** Data block **
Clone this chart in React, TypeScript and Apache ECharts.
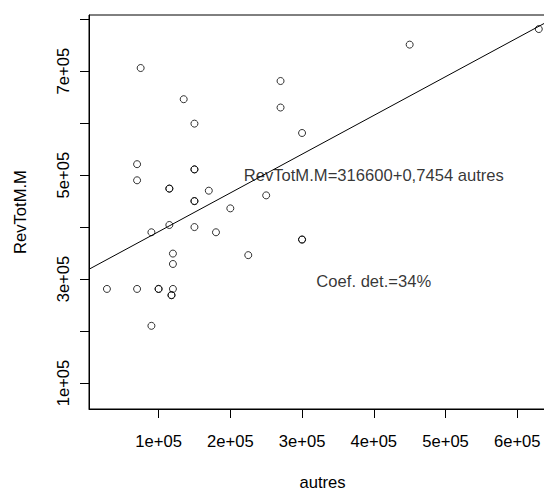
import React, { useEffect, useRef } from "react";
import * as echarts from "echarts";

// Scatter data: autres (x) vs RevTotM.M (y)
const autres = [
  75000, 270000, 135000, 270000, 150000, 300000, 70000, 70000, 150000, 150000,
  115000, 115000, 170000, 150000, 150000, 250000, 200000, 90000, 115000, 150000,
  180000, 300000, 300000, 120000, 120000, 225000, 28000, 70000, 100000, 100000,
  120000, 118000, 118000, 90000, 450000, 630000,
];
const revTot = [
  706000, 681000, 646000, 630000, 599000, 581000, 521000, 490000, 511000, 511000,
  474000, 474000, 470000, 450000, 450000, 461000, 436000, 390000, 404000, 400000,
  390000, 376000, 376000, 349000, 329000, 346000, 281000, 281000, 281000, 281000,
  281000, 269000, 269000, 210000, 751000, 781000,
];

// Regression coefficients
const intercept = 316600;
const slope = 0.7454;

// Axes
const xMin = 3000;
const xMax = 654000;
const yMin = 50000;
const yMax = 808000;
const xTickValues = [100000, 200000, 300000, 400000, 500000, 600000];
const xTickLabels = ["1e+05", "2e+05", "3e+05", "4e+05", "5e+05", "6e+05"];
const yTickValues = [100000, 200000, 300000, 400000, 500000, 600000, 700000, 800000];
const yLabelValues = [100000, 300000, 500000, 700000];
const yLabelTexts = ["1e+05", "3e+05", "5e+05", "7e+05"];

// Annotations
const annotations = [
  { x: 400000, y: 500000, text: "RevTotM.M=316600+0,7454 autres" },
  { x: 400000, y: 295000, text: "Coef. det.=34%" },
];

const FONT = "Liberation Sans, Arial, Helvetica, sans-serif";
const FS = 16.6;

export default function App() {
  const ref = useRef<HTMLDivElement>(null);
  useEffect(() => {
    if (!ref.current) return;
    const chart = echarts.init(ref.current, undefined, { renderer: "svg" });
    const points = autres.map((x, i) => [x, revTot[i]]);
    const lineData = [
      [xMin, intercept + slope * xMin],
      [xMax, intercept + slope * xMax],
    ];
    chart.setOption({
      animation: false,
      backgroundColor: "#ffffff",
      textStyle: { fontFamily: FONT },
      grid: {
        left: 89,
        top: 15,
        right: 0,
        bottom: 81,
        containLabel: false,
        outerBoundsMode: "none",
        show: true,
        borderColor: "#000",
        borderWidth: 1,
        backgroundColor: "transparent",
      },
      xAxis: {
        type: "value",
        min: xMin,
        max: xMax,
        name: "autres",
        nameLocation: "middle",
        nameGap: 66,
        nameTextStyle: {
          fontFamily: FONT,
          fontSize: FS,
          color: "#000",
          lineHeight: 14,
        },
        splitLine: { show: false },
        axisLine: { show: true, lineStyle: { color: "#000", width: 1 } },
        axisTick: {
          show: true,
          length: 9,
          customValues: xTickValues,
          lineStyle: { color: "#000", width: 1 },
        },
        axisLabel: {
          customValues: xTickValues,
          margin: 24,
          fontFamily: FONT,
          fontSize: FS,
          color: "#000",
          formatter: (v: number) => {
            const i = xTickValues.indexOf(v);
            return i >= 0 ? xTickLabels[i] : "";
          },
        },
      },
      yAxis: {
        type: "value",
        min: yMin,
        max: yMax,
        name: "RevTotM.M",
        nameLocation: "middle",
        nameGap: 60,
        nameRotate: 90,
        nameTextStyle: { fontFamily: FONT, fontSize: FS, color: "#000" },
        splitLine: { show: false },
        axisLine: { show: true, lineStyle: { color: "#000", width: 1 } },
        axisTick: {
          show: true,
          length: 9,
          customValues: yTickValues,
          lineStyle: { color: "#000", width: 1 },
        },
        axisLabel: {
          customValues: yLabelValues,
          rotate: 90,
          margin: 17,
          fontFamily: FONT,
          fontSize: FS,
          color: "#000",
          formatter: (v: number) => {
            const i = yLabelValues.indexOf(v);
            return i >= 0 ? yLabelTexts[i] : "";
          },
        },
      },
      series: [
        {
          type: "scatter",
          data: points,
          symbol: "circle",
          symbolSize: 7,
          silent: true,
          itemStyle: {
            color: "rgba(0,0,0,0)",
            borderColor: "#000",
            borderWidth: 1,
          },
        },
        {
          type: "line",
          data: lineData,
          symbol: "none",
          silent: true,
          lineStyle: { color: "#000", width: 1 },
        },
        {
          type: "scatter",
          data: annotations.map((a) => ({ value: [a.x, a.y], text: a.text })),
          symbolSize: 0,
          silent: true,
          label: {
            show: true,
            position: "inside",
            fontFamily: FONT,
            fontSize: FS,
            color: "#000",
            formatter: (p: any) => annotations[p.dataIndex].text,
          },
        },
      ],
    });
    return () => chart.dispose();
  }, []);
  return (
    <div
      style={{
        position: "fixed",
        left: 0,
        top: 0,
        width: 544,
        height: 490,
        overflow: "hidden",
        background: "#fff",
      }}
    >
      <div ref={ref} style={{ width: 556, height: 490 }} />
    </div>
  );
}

** Task **
Copy the listing exactly. Any image in it stays out of the copy.

** Result of this exercise **
Clone this chart in React, TypeScript and Apache ECharts.
import React, { useEffect, useRef } from "react";
import * as echarts from "echarts";

// Scatter data: autres (x) vs RevTotM.M (y)
const autres = [
  75000, 270000, 135000, 270000, 150000, 300000, 70000, 70000, 150000, 150000,
  115000, 115000, 170000, 150000, 150000, 250000, 200000, 90000, 115000, 150000,
  180000, 300000, 300000, 120000, 120000, 225000, 28000, 70000, 100000, 100000,
  120000, 118000, 118000, 90000, 450000, 630000,
];
const revTot = [
  706000, 681000, 646000, 630000, 599000, 581000, 521000, 490000, 511000, 511000,
  474000, 474000, 470000, 450000, 450000, 461000, 436000, 390000, 404000, 400000,
  390000, 376000, 376000, 349000, 329000, 346000, 281000, 281000, 281000, 281000,
  281000, 269000, 269000, 210000, 751000, 781000,
];

// Regression coefficients
const intercept = 316600;
const slope = 0.7454;

// Axes
const xMin = 3000;
const xMax = 654000;
const yMin = 50000;
const yMax = 808000;
const xTickValues = [100000, 200000, 300000, 400000, 500000, 600000];
const xTickLabels = ["1e+05", "2e+05", "3e+05", "4e+05", "5e+05", "6e+05"];
const yTickValues = [100000, 200000, 300000, 400000, 500000, 600000, 700000, 800000];
const yLabelValues = [100000, 300000, 500000, 700000];
const yLabelTexts = ["1e+05", "3e+05", "5e+05", "7e+05"];

// Annotations
const annotations = [
  { x: 400000, y: 500000, text: "RevTotM.M=316600+0,7454 autres" },
  { x: 400000, y: 295000, text: "Coef. det.=34%" },
];

const FONT = "Liberation Sans, Arial, Helvetica, sans-serif";
const FS = 16.6;

export default function App() {
  const ref = useRef<HTMLDivElement>(null);
  useEffect(() => {
    if (!ref.current) return;
    const chart = echarts.init(ref.current, undefined, { renderer: "svg" });
    const points = autres.map((x, i) => [x, revTot[i]]);
    const lineData = [
      [xMin, intercept + slope * xMin],
      [xMax, intercept + slope * xMax],
    ];
    chart.setOption({
      animation: false,
      backgroundColor: "#ffffff",
      textStyle: { fontFamily: FONT },
      grid: {
        left: 89,
        top: 15,
        right: 0,
        bottom: 81,
        containLabel: false,
        outerBoundsMode: "none",
        show: true,
        borderColor: "#000",
        borderWidth: 1,
        backgroundColor: "transparent",
      },
      xAxis: {
        type: "value",
        min: xMin,
        max: xMax,
        name: "autres",
        nameLocation: "middle",
        nameGap: 66,
        nameTextStyle: {
          fontFamily: FONT,
          fontSize: FS,
          color: "#000",
          lineHeight: 14,
        },
        splitLine: { show: false },
        axisLine: { show: true, lineStyle: { color: "#000", width: 1 } },
        axisTick: {
          show: true,
          length: 9,
          customValues: xTickValues,
          lineStyle: { color: "#000", width: 1 },
        },
        axisLabel: {
          customValues: xTickValues,
          margin: 24,
          fontFamily: FONT,
          fontSize: FS,
          color: "#000",
          formatter: (v: number) => {
            const i = xTickValues.indexOf(v);
            return i >= 0 ? xTickLabels[i] : "";
          },
        },
      },
      yAxis: {
        type: "value",
        min: yMin,
        max: yMax,
        name: "RevTotM.M",
        nameLocation: "middle",
        nameGap: 60,
        nameRotate: 90,
        nameTextStyle: { fontFamily: FONT, fontSize: FS, color: "#000" },
        splitLine: { show: false },
        axisLine: { show: true, lineStyle: { color: "#000", width: 1 } },
        axisTick: {
          show: true,
          length: 9,
          customValues: yTickValues,
          lineStyle: { color: "#000", width: 1 },
        },
        axisLabel: {
          customValues: yLabelValues,
          rotate: 90,
          margin: 17,
          fontFamily: FONT,
          fontSize: FS,
          color: "#000",
          formatter: (v: number) => {
            const i = yLabelValues.indexOf(v);
            return i >= 0 ? yLabelTexts[i] : "";
          },
        },
      },
      series: [
        {
          type: "scatter",
          data: points,
          symbol: "circle",
          symbolSize: 7,
          silent: true,
          itemStyle: {
            color: "rgba(0,0,0,0)",
            borderColor: "#000",
            borderWidth: 1,
          },
        },
        {
          type: "line",
          data: lineData,
          symbol: "none",
          silent: true,
          lineStyle: { color: "#000", width: 1 },
        },
        {
          type: "scatter",
          data: annotations.map((a) => ({ value: [a.x, a.y], text: a.text })),
          symbolSize: 0,
          silent: true,
          label: {
            show: true,
            position: "inside",
            fontFamily: FONT,
            fontSize: FS,
            color: "#000",
            formatter: (p: any) => annotations[p.dataIndex].text,
          },
        },
      ],
    });
    return () => chart.dispose();
  }, []);
  return (
    <div
      style={{
        position: "fixed",
        left: 0,
        top: 0,
        width: 544,
        height: 490,
        overflow: "hidden",
        background: "#fff",
      }}
    >
      <div ref={ref} style={{ width: 556, height: 490 }} />
    </div>
  );
}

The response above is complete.